Regular users of Sydney’s motorways know toll fees go up every quarter. Few businesses can legally put up prices four times a year for exactly the same product. Now traffic growth is slowing down on many toll roads, especially Lane Cove Tunnel, the Eastern Distributor and M2 Pennant Hills Road. Strangely, nobody seems quite sure why.
Why the slowing down?
Analysts at Macquarie Bank wonder whether the problem is the softening economy, with falling home building approvals and house prices. Or perhaps people do not want to pay high toll fares, which rise faster than wages or inflation. They are not quite sure.
NSW toll revenues rose 67% in the last decade, much more quickly than fees for drivers’ licences or vehicle registration. The Grattan Institute says perhaps tolls are “just getting too high for people”.

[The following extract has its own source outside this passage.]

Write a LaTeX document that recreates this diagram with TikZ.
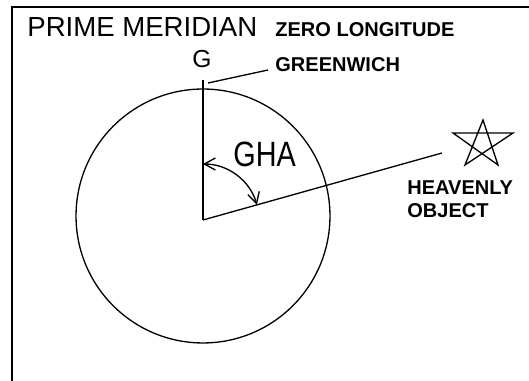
\documentclass[tikz,border=0pt]{standalone}
\usepackage{fontspec}
\setmainfont{Liberation Sans}
\usetikzlibrary{arrows.meta,calc}

\begin{document}
\begin{tikzpicture}[
  x=0.02cm, y=0.02cm,
  >={Straight Barb[length=2.2mm,width=2.4mm]},
  lbl/.style={inner sep=0pt,font=\bfseries\fontsize{11.4}{12}\selectfont},
  big/.style={inner sep=0pt,font=\fontsize{15.7}{17}\selectfont},
  ln/.style={line width=0.75pt}
]
\useasboundingbox (0,0) rectangle (529,-381);
% frame (open to the right and below)
\draw[line width=1.1pt] (12,-381) |- (529,-7);
% titles
\node[big,anchor=base west] (pm) at (27,-37) {PRIME MERIDIAN};
\node[lbl,anchor=base west] (zl) at (275,-37) {ZERO LONGITUDE};
\node[inner sep=0pt,font=\fontsize{14}{16}\selectfont,anchor=base] (G) at (202,-68) {G};
\node[lbl,anchor=base west] (gw) at (275,-72) {GREENWICH};
% earth and meridian
\coordinate (O) at (203,-220);
\node[draw,ln,circle,minimum size=5.08cm,inner sep=0pt] (earth) at (203,-216) {};
\coordinate (top) at (203,-80);
\draw[ln] (O) -- (top);
\coordinate (lead) at (208,-83);
\coordinate (leadend) at (268,-70);
\draw[ln] (lead) -- (leadend);
% hour angle to the object
\coordinate (ray) at (442,-153);
\draw[ln] (O) -- (ray);
\draw[ln,<->] ($(O)+(90:1.12cm)$) arc[start angle=90,end angle=15.7,radius=1.12cm];
\node[inner sep=0pt,font=\fontsize{20}{22}\selectfont,anchor=base west] (gha) at (233,-167) {\scalebox{0.82}[1]{GHA}};
% heavenly object
\coordinate (s1) at (483,-120);
\coordinate (s2) at (465,-165);
\coordinate (s3) at (513,-133);
\coordinate (s4) at (453,-133);
\coordinate (s5) at (498,-165);
\draw[ln] (s1) -- (s2) -- (s3) -- (s4) -- (s5) -- cycle;
\node[lbl,anchor=base west] (ho1) at (407,-195) {HEAVENLY};
\node[lbl,anchor=base west] (ho2) at (407,-218) {OBJECT};
\end{tikzpicture}
\end{document}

Meanwhile, Sydney already has the biggest and most expensive toll road network in the world. And it is still growing rapidly.
Even the most assiduous car driver may find it difficult to avoid paying tolls. This table shows the cost of four common commuting trips and a family day trip to the Blue Mountains.
The cost of trips (Feb 2019 prices)
Liverpool to City |
Glendenning to City |
Penrith to Airport via M5 |
Wahroonga to Airport |
Cremorne to Katoomba | |
Toll there | $18.01 | $20.51 | $12.81 | $9.53 | $20.46 |
Toll back | $10.48 | $16.51 | $12.81 | $14.58 | $20.46 |
Daily toll | $28.49 | $37.02 | $25.62 | $24.11 | $40.92 |
Source: Sydney Motorway Toll Calculator. You state the entry and exit points or locate them on a map. Some entry points do not operate as exit points and vice versa.
More tolls to come
If tolls today are not high enough to deter all Sydney drivers, there are more to come:
- Drivers using two new ramps between Belmore Road in Punchbowl and King Georges Road in Beverly Hills must now pay $4.74 to go 2 kilometres
- NorthConnex tunnel, when opened, will cost $6.89 to travel 9 kilometres
- Drivers on M5 East will pay $6.69 to use the Westconnex tunnel to St Peters.
These do not even include Beaches Link or F6 or any other toll road mentioned in the media.
The private owner of most of our toll roads, Transurban, says the value of time savings is part of pricing. That means the more time they think you save, the higher the toll.
While prices go up every quarter, drivers do not save a corresponding amount of time.
Are you saving time?
The question is whether regular drivers on these toll roads are saving time at all.
Toll roads do not ease congestion and economic research repeatedly confirms they create induced demand. Even so, our government is still committed to tolled motorways. Regular drivers on the M5 or the M2 know well that congestion keeps increasing because they are sitting in it.
Current toll road agreements do not allow different fares in peak and off-peak periods, even though this would encourage people to choose other times to travel. Many cities already use congestion pricing. On Sydney toll roads, there is no reward for choosing your time to travel. You also pay exactly the same even when roadworks force the speed limit right down.